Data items
'''

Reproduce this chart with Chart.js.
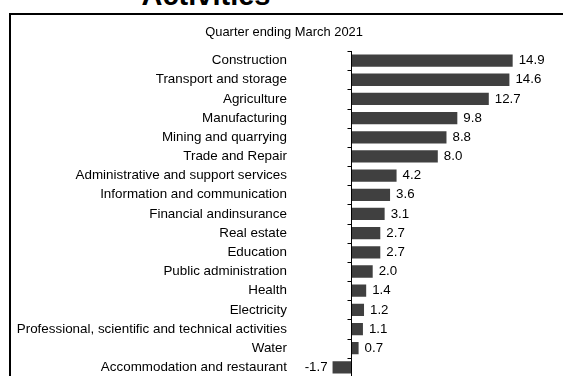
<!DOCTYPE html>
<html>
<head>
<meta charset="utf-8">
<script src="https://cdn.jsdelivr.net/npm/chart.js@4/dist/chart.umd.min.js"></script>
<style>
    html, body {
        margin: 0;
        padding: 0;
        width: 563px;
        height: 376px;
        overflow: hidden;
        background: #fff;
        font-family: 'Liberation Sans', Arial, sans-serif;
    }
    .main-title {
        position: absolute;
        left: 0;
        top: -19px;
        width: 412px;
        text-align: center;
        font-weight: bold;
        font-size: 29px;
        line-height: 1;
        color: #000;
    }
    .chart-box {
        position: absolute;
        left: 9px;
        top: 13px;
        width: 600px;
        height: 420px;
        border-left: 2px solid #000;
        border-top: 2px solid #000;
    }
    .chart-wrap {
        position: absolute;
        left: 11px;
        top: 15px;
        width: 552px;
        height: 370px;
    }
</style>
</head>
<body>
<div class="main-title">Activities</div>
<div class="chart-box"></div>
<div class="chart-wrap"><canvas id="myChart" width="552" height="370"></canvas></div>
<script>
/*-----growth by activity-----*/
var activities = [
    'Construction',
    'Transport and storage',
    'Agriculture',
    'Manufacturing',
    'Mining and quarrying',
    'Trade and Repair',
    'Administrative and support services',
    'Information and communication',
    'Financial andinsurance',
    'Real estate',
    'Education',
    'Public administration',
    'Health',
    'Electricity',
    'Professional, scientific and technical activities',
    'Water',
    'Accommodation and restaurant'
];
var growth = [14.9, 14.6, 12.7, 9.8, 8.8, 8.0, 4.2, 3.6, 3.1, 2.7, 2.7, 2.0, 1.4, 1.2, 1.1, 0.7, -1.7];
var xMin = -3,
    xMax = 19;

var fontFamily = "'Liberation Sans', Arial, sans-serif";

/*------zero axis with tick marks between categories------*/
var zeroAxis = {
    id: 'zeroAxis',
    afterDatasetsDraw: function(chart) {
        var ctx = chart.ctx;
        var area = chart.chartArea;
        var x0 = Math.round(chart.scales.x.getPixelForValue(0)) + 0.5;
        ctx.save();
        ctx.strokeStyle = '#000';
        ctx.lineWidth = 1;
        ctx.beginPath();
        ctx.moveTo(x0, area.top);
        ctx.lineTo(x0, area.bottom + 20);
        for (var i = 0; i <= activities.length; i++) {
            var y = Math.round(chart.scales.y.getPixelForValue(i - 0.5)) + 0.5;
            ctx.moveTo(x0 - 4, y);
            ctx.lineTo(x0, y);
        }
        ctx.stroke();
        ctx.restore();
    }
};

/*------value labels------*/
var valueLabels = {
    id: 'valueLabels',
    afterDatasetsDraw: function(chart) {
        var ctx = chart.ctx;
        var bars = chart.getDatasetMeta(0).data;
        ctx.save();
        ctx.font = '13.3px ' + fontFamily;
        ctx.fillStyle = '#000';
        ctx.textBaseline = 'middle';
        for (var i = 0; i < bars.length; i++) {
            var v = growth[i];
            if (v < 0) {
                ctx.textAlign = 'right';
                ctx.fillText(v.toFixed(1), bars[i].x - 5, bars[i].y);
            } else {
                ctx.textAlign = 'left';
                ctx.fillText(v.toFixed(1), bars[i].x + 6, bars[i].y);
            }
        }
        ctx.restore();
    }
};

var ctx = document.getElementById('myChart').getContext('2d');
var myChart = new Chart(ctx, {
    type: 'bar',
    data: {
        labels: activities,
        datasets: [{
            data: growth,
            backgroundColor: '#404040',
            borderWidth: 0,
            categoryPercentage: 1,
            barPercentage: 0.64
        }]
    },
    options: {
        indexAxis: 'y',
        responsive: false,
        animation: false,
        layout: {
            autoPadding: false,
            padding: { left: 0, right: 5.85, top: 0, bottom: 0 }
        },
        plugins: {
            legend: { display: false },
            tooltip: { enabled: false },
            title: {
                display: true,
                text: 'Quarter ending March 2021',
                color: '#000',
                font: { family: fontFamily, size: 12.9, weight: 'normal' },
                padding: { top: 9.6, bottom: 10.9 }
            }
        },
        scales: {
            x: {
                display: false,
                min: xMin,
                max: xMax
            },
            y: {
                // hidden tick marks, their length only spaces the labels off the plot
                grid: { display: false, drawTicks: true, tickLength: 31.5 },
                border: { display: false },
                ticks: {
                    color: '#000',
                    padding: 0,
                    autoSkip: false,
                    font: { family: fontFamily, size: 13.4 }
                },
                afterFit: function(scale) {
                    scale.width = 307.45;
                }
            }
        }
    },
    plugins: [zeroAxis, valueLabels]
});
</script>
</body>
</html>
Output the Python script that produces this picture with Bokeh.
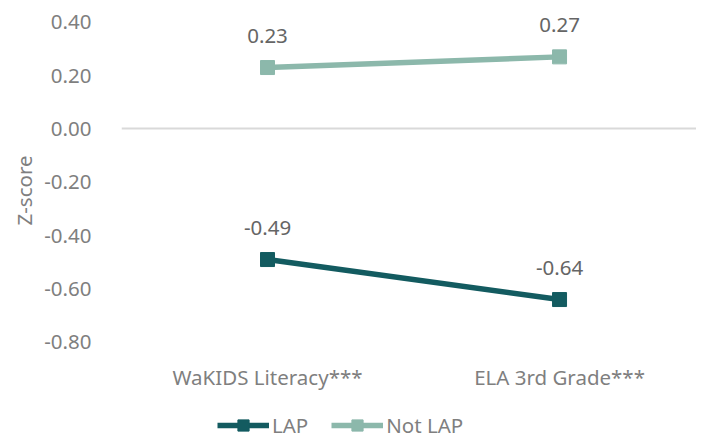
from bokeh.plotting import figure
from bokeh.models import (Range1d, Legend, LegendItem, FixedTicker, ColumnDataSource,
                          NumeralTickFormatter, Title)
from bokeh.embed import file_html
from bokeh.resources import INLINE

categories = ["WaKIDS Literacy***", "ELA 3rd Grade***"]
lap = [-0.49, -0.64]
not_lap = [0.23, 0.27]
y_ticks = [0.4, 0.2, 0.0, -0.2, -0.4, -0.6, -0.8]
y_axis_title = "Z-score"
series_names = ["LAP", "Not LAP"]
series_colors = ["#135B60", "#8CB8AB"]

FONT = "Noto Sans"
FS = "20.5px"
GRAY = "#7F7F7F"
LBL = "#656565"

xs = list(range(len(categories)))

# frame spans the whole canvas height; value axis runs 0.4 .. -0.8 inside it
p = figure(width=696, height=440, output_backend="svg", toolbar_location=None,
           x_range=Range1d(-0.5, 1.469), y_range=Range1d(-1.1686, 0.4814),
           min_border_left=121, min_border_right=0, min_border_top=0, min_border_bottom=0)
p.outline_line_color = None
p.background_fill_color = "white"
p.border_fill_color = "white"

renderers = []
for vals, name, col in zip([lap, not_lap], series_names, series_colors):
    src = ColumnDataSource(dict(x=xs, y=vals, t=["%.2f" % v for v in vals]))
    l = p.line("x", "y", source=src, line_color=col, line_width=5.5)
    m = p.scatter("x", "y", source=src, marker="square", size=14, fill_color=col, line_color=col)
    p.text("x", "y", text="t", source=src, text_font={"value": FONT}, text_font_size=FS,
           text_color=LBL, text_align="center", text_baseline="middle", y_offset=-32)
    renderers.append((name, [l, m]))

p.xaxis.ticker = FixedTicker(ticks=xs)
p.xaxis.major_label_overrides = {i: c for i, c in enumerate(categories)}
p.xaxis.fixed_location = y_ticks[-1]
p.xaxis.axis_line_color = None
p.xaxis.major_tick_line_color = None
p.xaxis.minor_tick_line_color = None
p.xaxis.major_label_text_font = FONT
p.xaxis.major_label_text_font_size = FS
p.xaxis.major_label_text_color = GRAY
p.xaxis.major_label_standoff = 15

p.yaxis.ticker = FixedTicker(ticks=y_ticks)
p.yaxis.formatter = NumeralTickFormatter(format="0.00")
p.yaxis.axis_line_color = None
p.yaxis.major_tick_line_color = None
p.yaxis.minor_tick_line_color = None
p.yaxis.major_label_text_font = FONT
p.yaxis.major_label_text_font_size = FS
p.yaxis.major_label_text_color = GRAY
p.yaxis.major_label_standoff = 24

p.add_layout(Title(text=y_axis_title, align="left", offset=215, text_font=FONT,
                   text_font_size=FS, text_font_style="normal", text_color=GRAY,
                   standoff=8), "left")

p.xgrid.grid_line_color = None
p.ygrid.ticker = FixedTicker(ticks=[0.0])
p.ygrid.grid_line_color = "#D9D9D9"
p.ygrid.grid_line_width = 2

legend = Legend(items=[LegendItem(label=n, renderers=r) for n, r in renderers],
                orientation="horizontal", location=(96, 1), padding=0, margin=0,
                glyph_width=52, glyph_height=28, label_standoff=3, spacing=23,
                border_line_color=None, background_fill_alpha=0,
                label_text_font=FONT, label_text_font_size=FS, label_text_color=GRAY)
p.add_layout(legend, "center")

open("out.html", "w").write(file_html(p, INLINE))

'''

Problem to solve
Do not copy any pictures. Retype exactly the stretch from the line with "Output the Python" through the line with "from bokeh.resources import INLINE".

Solution below
Output the Python script that produces this picture with Bokeh.
from bokeh.plotting import figure
from bokeh.models import (Range1d, Legend, LegendItem, FixedTicker, ColumnDataSource,
                          NumeralTickFormatter, Title)
from bokeh.embed import file_html
from bokeh.resources import INLINE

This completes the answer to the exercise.